Portugal steht am Scheideweg. Die Regierung tritt auf wie ein Musterschüler, der aus seinen Fehlern gelernt hat. Nun gehe es endlich aufwärts. 2014 will sie den Rettungsschirm partout verlassen. Doch die politische Stabilität ist in Gefahr.

Lissabon - Es scheint, als sei die bisher unverkennbare Geduld der Portugiesen erschöpft – mittlerweile wird jede Woche an diversen Orten ein kleiner Aufstand geprobt. Zuletzt traten Staatsbedienstete aus Schulen, Krankenhäusern, Müllabfuhr und Justiz in einen 24-stündigen Streik. Kurz zuvor hatten die Transportarbeiter den U-Bahnverkehr in Lissabon blockiert. Generalstreiks sind sehr selten, doch schon die vermehrten Nadelstiche der Gewerkschaften verwunden das öffentliche Leben zusehends.

 

Droht den Regierenden die Situation zu entgleiten? Darauf gibt es keine klare Antwort. Der Staatspräsident besänftigt: „Wir sind total gegen Gewalt“, sagt Anibal Cavaco Silva vor deutschen Journalisten. Es gebe zwar Proteste, doch in anderen Ländern würde eben noch mehr protestiert. Silva meint, sein Volk werde ruhig bleiben. Sicher ist er sich dessen offenbar nicht. Man müsse den Menschen die Hoffnung geben, „dass Licht am Ende des Tunnels sichtbar wird“, sagt er. Seit 2006 ist Silva Staatspräsident. Von 1985 bis 1995 war er Premierminister – in den goldenen Jahren, als man dank der EU-Subventionen viele Milliarden in die heute üppige Infrastruktur und den aufgeblähten öffentlichen Dienst steckte, zugleich aber auch eine wachsende Verschuldung in Kauf nahm. Nun muss er den Menschen die Auswirkungen früherer Fehler erklären – der Präsident sitzt zwischen den Stühlen.Das heute ärmste Land Westeuropas ächzt schwer unter den Sparmaßnahmen. Notwendig gemacht hat sie der im Mai 2011 für drei Jahre vereinbarte Notkredit der EU und des internationalen Währungsfonds in Höhe von 78 Milliarden Euro. Der Haushaltsentwurf für 2014 bringt jetzt die härteste Belastungsprobe. Die Nachfahren der großen Seefahrer seien ein stolzes Volk. Es sei „Ehrensache“ für die Portugiesen, den Kredit an Europa zurückzuzahlen, sagt Paulo Coelho, der als Reiseführer seit zwei Jahrzehnten im Land herumkommt. Doch wenn die Grenze des Zumutbaren erreicht sei, gebe es Unruhen. „Ich fürchte, sie ist nicht mehr weit“, prophezeit er.
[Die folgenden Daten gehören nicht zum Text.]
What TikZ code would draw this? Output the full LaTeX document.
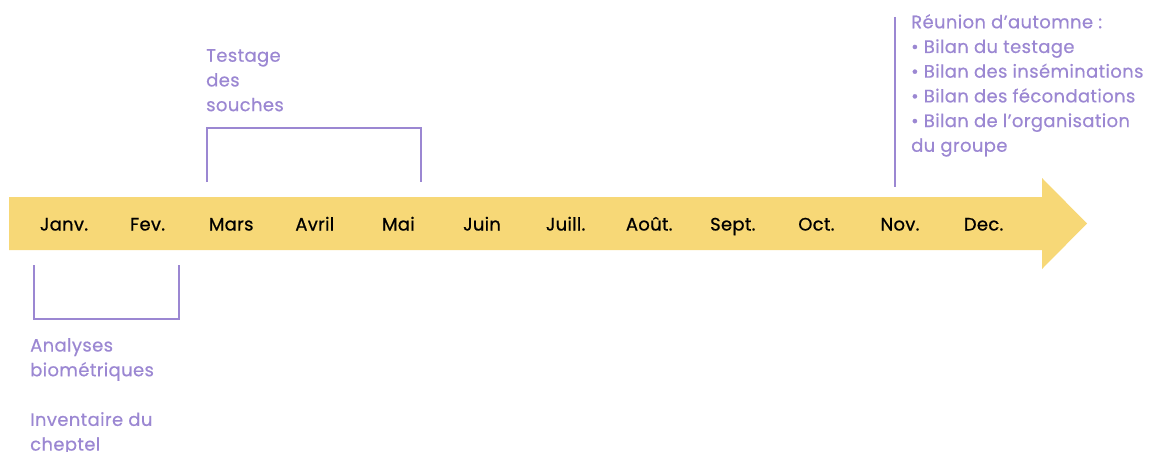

Proteste gegen die Regierung und die Troika

An vielen zentralen Plätzen Lissabons hat der „Linke Block“ Großplakate aufhängen lassen: „Schuldenschnitt – die Renten gehören den Arbeitern. Passos/Troika raus!“ Nicht nur gegen Ministerpräsident Pedro Passos Coelho, den Chef der Mitte-rechts-Regierung, richtet sich die Wut. Auch die Troika aus EU-Kommission, EZB und Währungsfonds steht immer mehr im Feuer. Das hat sogar Vorteile: Indem die Troika die Sündenbockrolle übernimmt, kann die Regierung die Einschnitte als unabwendbar darstellen.